The request: Without the pictures, print each of the records below exactly as it appears.
— START OF Exercise materials —
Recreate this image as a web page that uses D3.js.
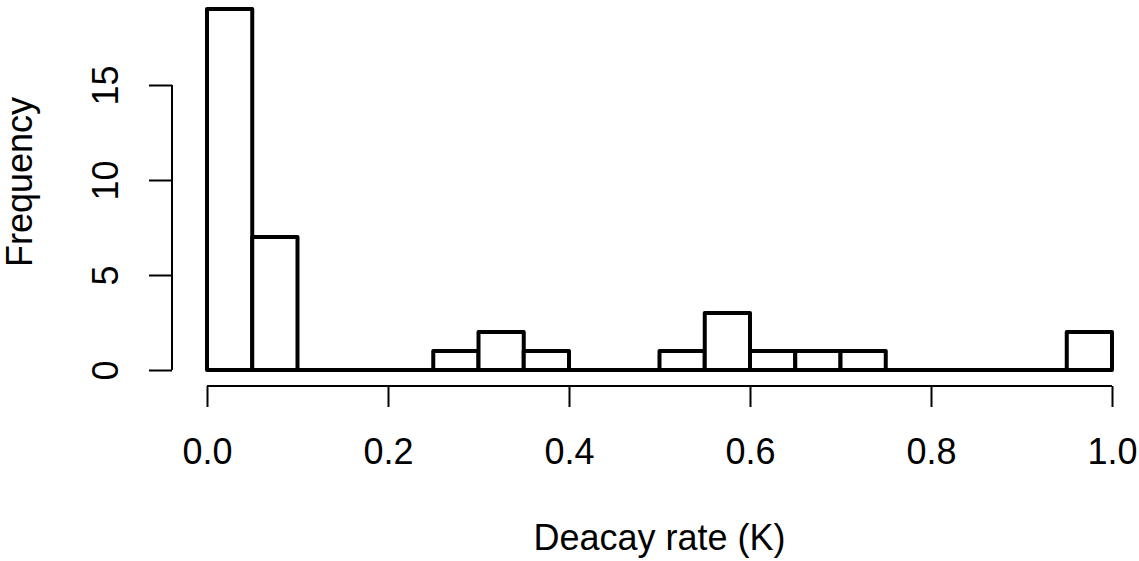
<!DOCTYPE html>
<html lang="en">
<head>
<meta charset="UTF-8">
<title>Histogram</title>
<script src="https://cdn.jsdelivr.net/npm/d3@7"></script>
<style>
  body { margin: 0; background: #fff; }
  text { font-family: "Liberation Sans", Arial, sans-serif; fill: #000; }
</style>
</head>
<body>
<svg width="1139" height="561"></svg>
<script>
    // bin edges (width 0.05) and counts
    const binStarts = [0, 0.05, 0.1, 0.15, 0.2, 0.25, 0.3, 0.35, 0.4, 0.45,
                       0.5, 0.55, 0.6, 0.65, 0.7, 0.75, 0.8, 0.85, 0.9, 0.95]
    const counts = [19, 7, 0, 0, 0, 1, 2, 1, 0, 0, 1, 3, 1, 1, 1, 0, 0, 0, 0, 2]
    const binWidth = 0.05
    const xTicks = [0, 0.2, 0.4, 0.6, 0.8, 1.0]
    const yTicks = [0, 5, 10, 15]

    const svg = d3.select("svg")
    const fontSize = "36px"

    const x = d3.scaleLinear().domain([0, 1]).range([207, 1112])
    const y = d3.scaleLinear().domain([0, 19]).range([370, 9])

    // bars drawn as closed paths so zero-count bins still show on the baseline
    svg.append("g")
        .selectAll("path")
        .data(binStarts)
        .join("path")
        .attr("d", (d, i) => {
            const x0 = x(d), x1 = x(d + binWidth), y0 = y(0), y1 = y(counts[i])
            return `M${x0},${y0}V${y1}H${x1}V${y0}Z`
        })
        .attr("fill", "white")
        .attr("stroke", "black")
        .attr("stroke-width", 4)
        .attr("stroke-linejoin", "round")

    // x axis
    const xAxis = svg.append("g")
        .attr("transform", "translate(0,386)")
        .call(d3.axisBottom(x).tickValues(xTicks).tickFormat(d3.format(".1f")).tickSize(21).tickSizeOuter(0))
    xAxis.select(".domain").attr("stroke-width", 2).attr("d", `M${x(0)},0H${x(1)}`)
    xAxis.selectAll(".tick line").attr("stroke-width", 2)
    xAxis.selectAll(".tick text")
        .attr("y", 78).attr("dy", 0)
        .style("font-size", fontSize)

    // y axis
    const yAxis = svg.append("g")
        .attr("transform", "translate(172,0)")
        .call(d3.axisLeft(y).tickValues(yTicks).tickSize(23).tickSizeOuter(0))
    yAxis.select(".domain").attr("stroke-width", 2).attr("d", `M0,${y(0)}V${y(15)}`)
    yAxis.selectAll(".tick line").attr("stroke-width", 2)
    yAxis.selectAll(".tick text")
        .attr("x", 0).attr("dy", 0)
        .attr("text-anchor", "middle")
        .attr("transform", "translate(-54,0) rotate(-90)")
        .style("font-size", fontSize)
    svg.selectAll(".domain").attr("fill", "none")

    // titles
    svg.append("text")
        .attr("x", x(0.5)).attr("y", 550)
        .attr("text-anchor", "middle")
        .style("font-size", fontSize)
        .text("Deacay rate (K)")

    svg.append("text")
        .attr("transform", `translate(32,182) rotate(-90)`)
        .attr("text-anchor", "middle")
        .style("font-size", fontSize)
        .text("Frequency")
</script>
</body>
</html>
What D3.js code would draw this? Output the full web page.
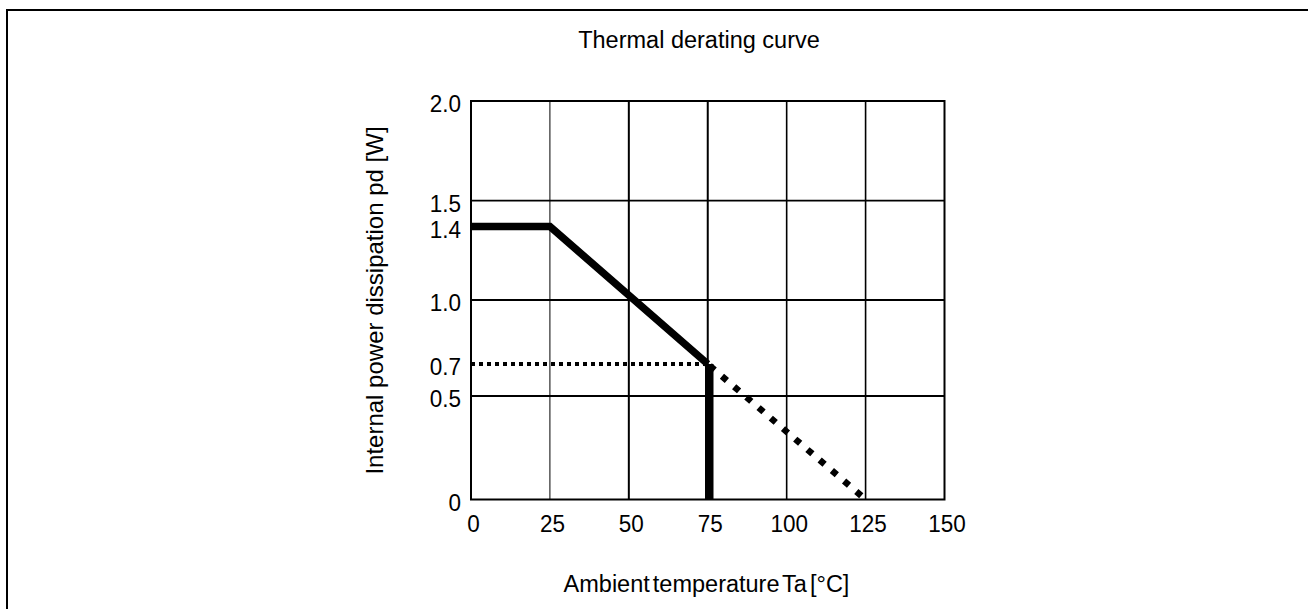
— END OF Exercise materials —
Result:
Recreate this image as a web page that uses D3.js.
<!DOCTYPE html>
<html lang="en">
<head>
<meta charset="UTF-8">
<title>Histogram</title>
<script src="https://cdn.jsdelivr.net/npm/d3@7"></script>
<style>
  body { margin: 0; background: #fff; }
  text { font-family: "Liberation Sans", Arial, sans-serif; fill: #000; }
</style>
</head>
<body>
<svg width="1139" height="561"></svg>
<script>
    // bin edges (width 0.05) and counts
    const binStarts = [0, 0.05, 0.1, 0.15, 0.2, 0.25, 0.3, 0.35, 0.4, 0.45,
                       0.5, 0.55, 0.6, 0.65, 0.7, 0.75, 0.8, 0.85, 0.9, 0.95]
    const counts = [19, 7, 0, 0, 0, 1, 2, 1, 0, 0, 1, 3, 1, 1, 1, 0, 0, 0, 0, 2]
    const binWidth = 0.05
    const xTicks = [0, 0.2, 0.4, 0.6, 0.8, 1.0]
    const yTicks = [0, 5, 10, 15]

    const svg = d3.select("svg")
    const fontSize = "36px"

    const x = d3.scaleLinear().domain([0, 1]).range([207, 1112])
    const y = d3.scaleLinear().domain([0, 19]).range([370, 9])

    // bars drawn as closed paths so zero-count bins still show on the baseline
    svg.append("g")
        .selectAll("path")
        .data(binStarts)
        .join("path")
        .attr("d", (d, i) => {
            const x0 = x(d), x1 = x(d + binWidth), y0 = y(0), y1 = y(counts[i])
            return `M${x0},${y0}V${y1}H${x1}V${y0}Z`
        })
        .attr("fill", "white")
        .attr("stroke", "black")
        .attr("stroke-width", 4)
        .attr("stroke-linejoin", "round")

    // x axis
    const xAxis = svg.append("g")
        .attr("transform", "translate(0,386)")
        .call(d3.axisBottom(x).tickValues(xTicks).tickFormat(d3.format(".1f")).tickSize(21).tickSizeOuter(0))
    xAxis.select(".domain").attr("stroke-width", 2).attr("d", `M${x(0)},0H${x(1)}`)
    xAxis.selectAll(".tick line").attr("stroke-width", 2)
    xAxis.selectAll(".tick text")
        .attr("y", 78).attr("dy", 0)
        .style("font-size", fontSize)

    // y axis
    const yAxis = svg.append("g")
        .attr("transform", "translate(172,0)")
        .call(d3.axisLeft(y).tickValues(yTicks).tickSize(23).tickSizeOuter(0))
    yAxis.select(".domain").attr("stroke-width", 2).attr("d", `M0,${y(0)}V${y(15)}`)
    yAxis.selectAll(".tick line").attr("stroke-width", 2)
    yAxis.selectAll(".tick text")
        .attr("x", 0).attr("dy", 0)
        .attr("text-anchor", "middle")
        .attr("transform", "translate(-54,0) rotate(-90)")
        .style("font-size", fontSize)
    svg.selectAll(".domain").attr("fill", "none")

    // titles
    svg.append("text")
        .attr("x", x(0.5)).attr("y", 550)
        .attr("text-anchor", "middle")
        .style("font-size", fontSize)
        .text("Deacay rate (K)")

    svg.append("text")
        .attr("transform", `translate(32,182) rotate(-90)`)
        .attr("text-anchor", "middle")
        .style("font-size", fontSize)
        .text("Frequency")
</script>
</body>
</html>
What D3.js code would draw this? Output the full web page.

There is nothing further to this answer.